[Problem details] Repeat the records below exactly, from the first line through the line containing "100.44, 100.41, 100.39];", and leave out any pictures.

[Material to process]
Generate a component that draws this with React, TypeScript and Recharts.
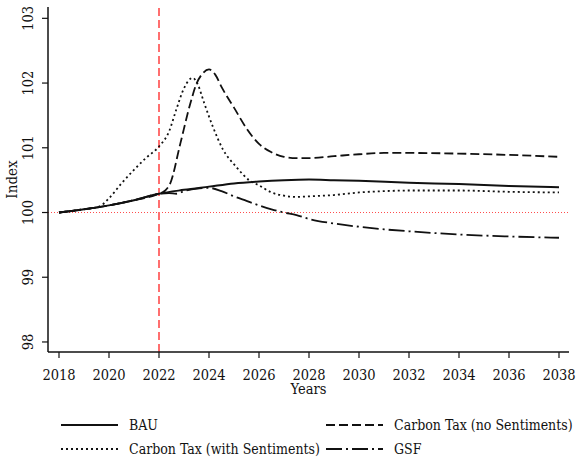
import React from 'react';
import { LineChart, Line, XAxis, YAxis, CartesianGrid, ReferenceLine, Legend } from 'recharts';

const xTicks = [2018, 2020, 2022, 2024, 2026, 2028, 2030, 2032, 2034, 2036, 2038];
const yTicks = [98, 99, 100, 101, 102, 103];

const bauYears = [2018, 2019, 2020, 2021, 2022, 2023, 2024, 2025, 2026, 2027, 2028, 2029, 2030, 2032, 2034, 2036, 2038];
const bauValues = [100, 100.05, 100.11, 100.19, 100.29, 100.35, 100.4, 100.45, 100.48, 100.5, 100.51, 100.5, 100.49, 100.46, 100.44, 100.41, 100.39];

const noSentYears = [2018, 2019, 2020, 2021, 2022, 2022.25, 2022.45, 2022.85, 2023.25, 2023.5, 2023.75, 2024, 2024.25, 2024.5, 2025, 2025.5, 2026, 2026.5, 2027, 2027.5, 2028, 2029, 2030, 2031, 2032, 2034, 2036, 2038];
const noSentValues = [100, 100.05, 100.11, 100.19, 100.29, 100.34, 100.45, 101.06, 101.68, 101.99, 102.15, 102.21, 102.13, 101.94, 101.62, 101.3, 101.06, 100.93, 100.86, 100.84, 100.84, 100.87, 100.9, 100.92, 100.92, 100.91, 100.89, 100.86];

const withSentYears = [2018, 2019, 2019.6, 2020, 2020.5, 2021, 2021.5, 2022, 2022.4, 2022.7, 2023, 2023.35, 2023.55, 2023.8, 2024.15, 2024.55, 2025.1, 2025.6, 2026, 2026.5, 2027, 2027.5, 2028, 2029, 2030, 2031, 2032, 2034, 2036, 2038];
const withSentValues = [100, 100.05, 100.09, 100.22, 100.45, 100.66, 100.85, 101.02, 101.25, 101.6, 101.92, 102.08, 101.98, 101.7, 101.33, 100.98, 100.7, 100.5, 100.42, 100.31, 100.26, 100.24, 100.25, 100.27, 100.31, 100.33, 100.34, 100.34, 100.32, 100.31];

const gsfYears = [2018, 2019, 2020, 2021, 2022, 2022.4, 2022.7, 2023, 2023.5, 2024, 2024.5, 2025, 2025.5, 2026, 2026.5, 2027, 2027.5, 2028, 2029, 2030, 2031, 2032, 2034, 2036, 2038];
const gsfValues = [100, 100.05, 100.11, 100.19, 100.29, 100.3, 100.29, 100.33, 100.37, 100.38, 100.33, 100.25, 100.18, 100.11, 100.05, 100.0, 99.96, 99.9, 99.83, 99.78, 99.74, 99.71, 99.66, 99.63, 99.61];

const policyYear = 2022;
const baseline = 100;

const toData = (xs: number[], ys: number[]) => xs.map((x, i) => ({ x, y: ys[i] }));

const FONT = "'DejaVu Serif Condensed', 'DejaVu Serif', serif";
const INK = '#111111';

const series = [
  { name: 'BAU', data: toData(bauYears, bauValues), dash: undefined as string | undefined, width: 2 },
  { name: 'Carbon Tax (no Sentiments)', data: toData(noSentYears, noSentValues), dash: '9 4', width: 1.8 },
  { name: 'Carbon Tax (with Sentiments)', data: toData(withSentYears, withSentValues), dash: '2 3', width: 1.8 },
  { name: 'GSF', data: toData(gsfYears, gsfValues), dash: '16 4 2 4', width: 1.8 },
];

const XTick = (props: any) => {
  const { x, y, payload } = props;
  return (
    <text x={x} y={y + 22} textAnchor="middle" fontFamily={FONT} fontSize={14.5} fill={INK}>
      {payload.value}
    </text>
  );
};

const YTick = (props: any) => {
  const { x, y, payload } = props;
  const bx = x - 9;
  return (
    <text x={bx} y={y} transform={`rotate(-90, ${bx}, ${y})`} textAnchor="middle" fontFamily={FONT} fontSize={14.5} fill={INK}>
      {payload.value}
    </text>
  );
};

const XLabel = (props: any) => {
  const vb = props.viewBox;
  return (
    <text x={vb.x + vb.width / 2} y={vb.y + 42} textAnchor="middle" fontFamily={FONT} fontSize={14.5} fill={INK}>
      Years
    </text>
  );
};

const YLabel = (props: any) => {
  const vb = props.viewBox;
  const cy = vb.y + vb.height / 2;
  const bx = 17;
  return (
    <text x={bx} y={cy} transform={`rotate(-90, ${bx}, ${cy})`} textAnchor="middle" fontFamily={FONT} fontSize={15} fill={INK}>
      Index
    </text>
  );
};

const legendLayout = [
  { lx: 61, ty: 0 },
  { lx: 326, ty: 0 },
  { lx: 61, ty: 1 },
  { lx: 326, ty: 1 },
];
const legendOrder = [0, 1, 2, 3];

const LegendContent = () => (
  <svg width={582} height={64} style={{ display: 'block' }}>
    {legendOrder.map((si, i) => {
      const s = series[si];
      const pos = legendLayout[i];
      const ly = 28 + pos.ty * 24;
      return (
        <g key={s.name}>
          <line x1={pos.lx} x2={pos.lx + 57} y1={ly} y2={ly} stroke={INK} strokeWidth={s.width} strokeDasharray={s.dash} />
          <text x={pos.lx + 68} y={ly + 5} fontFamily={FONT} fontSize={14} fill={INK}>
            {s.name}
          </text>
        </g>
      );
    })}
  </svg>
);

export default function App() {
  return (
    <div style={{ position: 'absolute', left: 0, top: 0, width: 582, height: 461, background: '#fff' }}>
      <LineChart width={582} height={461} margin={{ top: 7, right: 13, left: 0, bottom: 0 }}>
        <CartesianGrid stroke="#e4e4e4" strokeWidth={1.5} horizontalValues={yTicks} verticalValues={xTicks} />
        <XAxis
          xAxisId="b"
          type="number"
          dataKey="x"
          domain={[2017.56, 2038.4]}
          ticks={xTicks}
          allowDataOverflow
          height={45}
          tickSize={6}
          tickMargin={0}
          tickLine={{ stroke: INK, strokeWidth: 1.2 }}
          axisLine={{ stroke: INK, strokeWidth: 1.5 }}
          tick={<XTick />}
          label={<XLabel />}
          allowDuplicatedCategory={false}
        />
        <XAxis
          xAxisId="t"
          orientation="top"
          type="number"
          dataKey="x"
          domain={[2017.56, 2038.4]}
          allowDataOverflow
          height={0}
          tick={false}
          tickLine={false}
          axisLine={{ stroke: '#8a8a8a', strokeWidth: 1.5 }}
        />
        <YAxis
          yAxisId="l"
          type="number"
          domain={[97.845, 103.175]}
          ticks={yTicks}
          allowDataOverflow
          width={48}
          tickSize={6}
          tickMargin={0}
          tickLine={{ stroke: INK, strokeWidth: 1.2 }}
          axisLine={{ stroke: INK, strokeWidth: 1.5 }}
          tick={<YTick />}
          label={<YLabel />}
        />
        <YAxis
          yAxisId="r"
          orientation="right"
          type="number"
          domain={[97.845, 103.175]}
          allowDataOverflow
          width={0}
          tick={false}
          tickLine={false}
          axisLine={{ stroke: '#7a7a7a', strokeWidth: 2 }}
        />
        <ReferenceLine xAxisId="b" yAxisId="l" y={baseline} stroke="#ff4d4d" strokeWidth={1} strokeDasharray="1 2" />
        <ReferenceLine xAxisId="b" yAxisId="l" x={policyYear} stroke="#ff6f6f" strokeWidth={2} strokeDasharray="8 4" />
        {series.map((s) => (
          <Line
            key={s.name}
            xAxisId="b"
            yAxisId="l"
            data={s.data}
            dataKey="y"
            name={s.name}
            type="monotone"
            stroke={INK}
            strokeWidth={s.width}
            strokeDasharray={s.dash}
            dot={false}
            activeDot={false}
            isAnimationActive={false}
          />
        ))}
        <Legend verticalAlign="bottom" height={64} wrapperStyle={{ left: 0, width: 582 }} content={<LegendContent />} />
      </LineChart>
    </div>
  );
}
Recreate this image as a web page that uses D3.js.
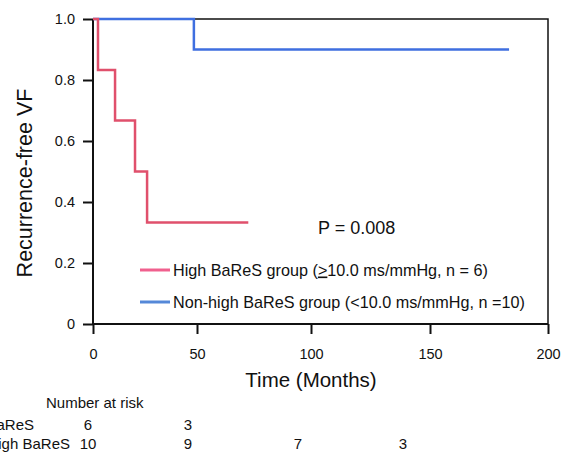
<!DOCTYPE html>
<html>
<head>
<meta charset="utf-8">
<script src="https://cdn.jsdelivr.net/npm/d3@7"></script>
<style>
  body { margin: 0; background: #fff; }
  text { font-family: "Liberation Sans", Arial, sans-serif; fill: #111; }
</style>
</head>
<body>
<div id="chart-area"></div>
<script>
var width = 562;
var height = 452;

// Kaplan-Meier steps
var highTime = [0, 2.4, 10.6, 20.2, 26, 72.5];
var highSurv = [1, 0.833, 0.667, 0.5, 0.333, 0.333];
var nonTime = [0, 48.5, 183.5];
var nonSurv = [1, 0.9, 0.9];

var xTicks = [0, 50, 100, 150, 200];
var yTicks = [0, 0.2, 0.4, 0.6, 0.8, 1.0];

var riskTimes = [0, 50, 100, 150];
var riskHigh = [6, 3];
var riskNon = [10, 9, 7, 3];
var riskLabels = ["High BaReS", "Non-high BaReS"];

var svg = d3.select("#chart-area").append("svg")
    .attr("width", width)
    .attr("height", height);

// the original axis is not evenly spaced, so use a piecewise scale
var x = d3.scaleLinear()
    .domain(xTicks)
    .range([93, 197, 311, 430, 548]);

var y = d3.scaleLinear()
    .domain([0, 1])
    .range([324, 19]);

// frame top / right
svg.append("path")
    .attr("d", "M" + x(0) + "," + y(1) + "H" + x(200) + "V" + y(0))
    .attr("fill", "none")
    .attr("stroke", "#111")
    .attr("stroke-width", 1.5);

var bottomAxis = d3.axisBottom(x)
    .tickValues(xTicks)
    .tickSize(10)
    .tickPadding(15)
    .tickFormat(d3.format("d"));
var gx = svg.append("g")
    .attr("transform", "translate(0," + y(0) + ")")
    .call(bottomAxis);

var leftAxis = d3.axisLeft(y)
    .tickValues(yTicks)
    .tickSize(10)
    .tickPadding(8)
    .tickFormat((d)=>{ return d === 0 ? "0" : d3.format(".1f")(d); });
var gy = svg.append("g")
    .attr("transform", "translate(" + x(0) + ",0)")
    .call(leftAxis);

[gx, gy].forEach(g => {
    g.select(".domain").attr("stroke", "#111").attr("stroke-width", 2);
    g.selectAll(".tick line").attr("stroke", "#111").attr("stroke-width", 2);
    g.selectAll(".tick text").attr("font-size", "14.5px").attr("fill", "#111");
});
gx.select(".domain").attr("d", "M" + x(0) + ",0H" + x(200));
gy.select(".domain").attr("d", "M0," + y(0) + "V" + y(1));

var line = d3.line()
    .x(d => x(d[0]))
    .y(d => y(d[1]))
    .curve(d3.curveStepAfter);

svg.append("path")
    .datum(nonTime.map((t, i) => [t, nonSurv[i]]))
    .attr("d", line)
    .attr("fill", "none")
    .attr("stroke", "#3f6fe0")
    .attr("stroke-width", 2.5);

svg.append("path")
    .datum(highTime.map((t, i) => [t, highSurv[i]]))
    .attr("d", line)
    .attr("fill", "none")
    .attr("stroke", "#e0506c")
    .attr("stroke-width", 2.5);

// legend
var legend = [
    {color: "#f0608e", y: 270, parts: ["High BaReS group (", ">", "10.0 ms/mmHg, n = 6)"]},
    {color: "#5588d8", y: 302, parts: ["Non-high BaReS group (<10.0 ms/mmHg, n =10)"]}
];
legend.forEach(l => {
    svg.append("line")
        .attr("x1", 140).attr("x2", 170)
        .attr("y1", l.y).attr("y2", l.y)
        .attr("stroke", l.color)
        .attr("stroke-width", 3);
    var t = svg.append("text")
        .attr("x", 173)
        .attr("y", l.y + 5.5)
        .attr("font-size", "16.2px");
    l.parts.forEach((p, i) => {
        t.append("tspan")
            .attr("text-decoration", i === 1 ? "underline" : null)
            .text(p);
    });
});

svg.append("text")
    .attr("x", 318)
    .attr("y", 234)
    .attr("font-size", "18px")
    .text("P = 0.008");

svg.append("text")
    .attr("x", 311)
    .attr("y", 387)
    .attr("font-size", "20.5px")
    .attr("text-anchor", "middle")
    .text("Time (Months)");

svg.append("text")
    .attr("x", -183)
    .attr("y", 32)
    .attr("font-size", "21.5px")
    .attr("text-anchor", "middle")
    .attr("transform", "rotate(-90)")
    .text("Recurrence-free VF");

// number at risk table
var xRisk = d3.scaleLinear()
    .domain(riskTimes)
    .range([88, 188, 298, 403]);

svg.append("text")
    .attr("x", 46)
    .attr("y", 408)
    .attr("font-size", "15px")
    .text("Number at risk");

[riskHigh, riskNon].forEach((row, r) => {
    var yy = 430 + r * 19;
    svg.append("text")
        .attr("x", r === 0 ? 34 : 70)
        .attr("y", yy)
        .attr("font-size", "15px")
        .attr("text-anchor", "end")
        .text(riskLabels[r]);
    svg.selectAll(null)
        .data(row)
        .enter()
        .append("text")
            .attr("x", (d, i) => xRisk(riskTimes[i]))
            .attr("y", yy)
            .attr("font-size", "15px")
            .attr("text-anchor", "middle")
            .text(d => d);
});
</script>
</body>
</html>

[Task answer]
Generate a component that draws this with React, TypeScript and Recharts.
import React from 'react';
import { LineChart, Line, XAxis, YAxis, CartesianGrid, ReferenceLine, Legend } from 'recharts';

const xTicks = [2018, 2020, 2022, 2024, 2026, 2028, 2030, 2032, 2034, 2036, 2038];
const yTicks = [98, 99, 100, 101, 102, 103];

const bauYears = [2018, 2019, 2020, 2021, 2022, 2023, 2024, 2025, 2026, 2027, 2028, 2029, 2030, 2032, 2034, 2036, 2038];
const bauValues = [100, 100.05, 100.11, 100.19, 100.29, 100.35, 100.4, 100.45, 100.48, 100.5, 100.51, 100.5, 100.49, 100.46, 100.44, 100.41, 100.39];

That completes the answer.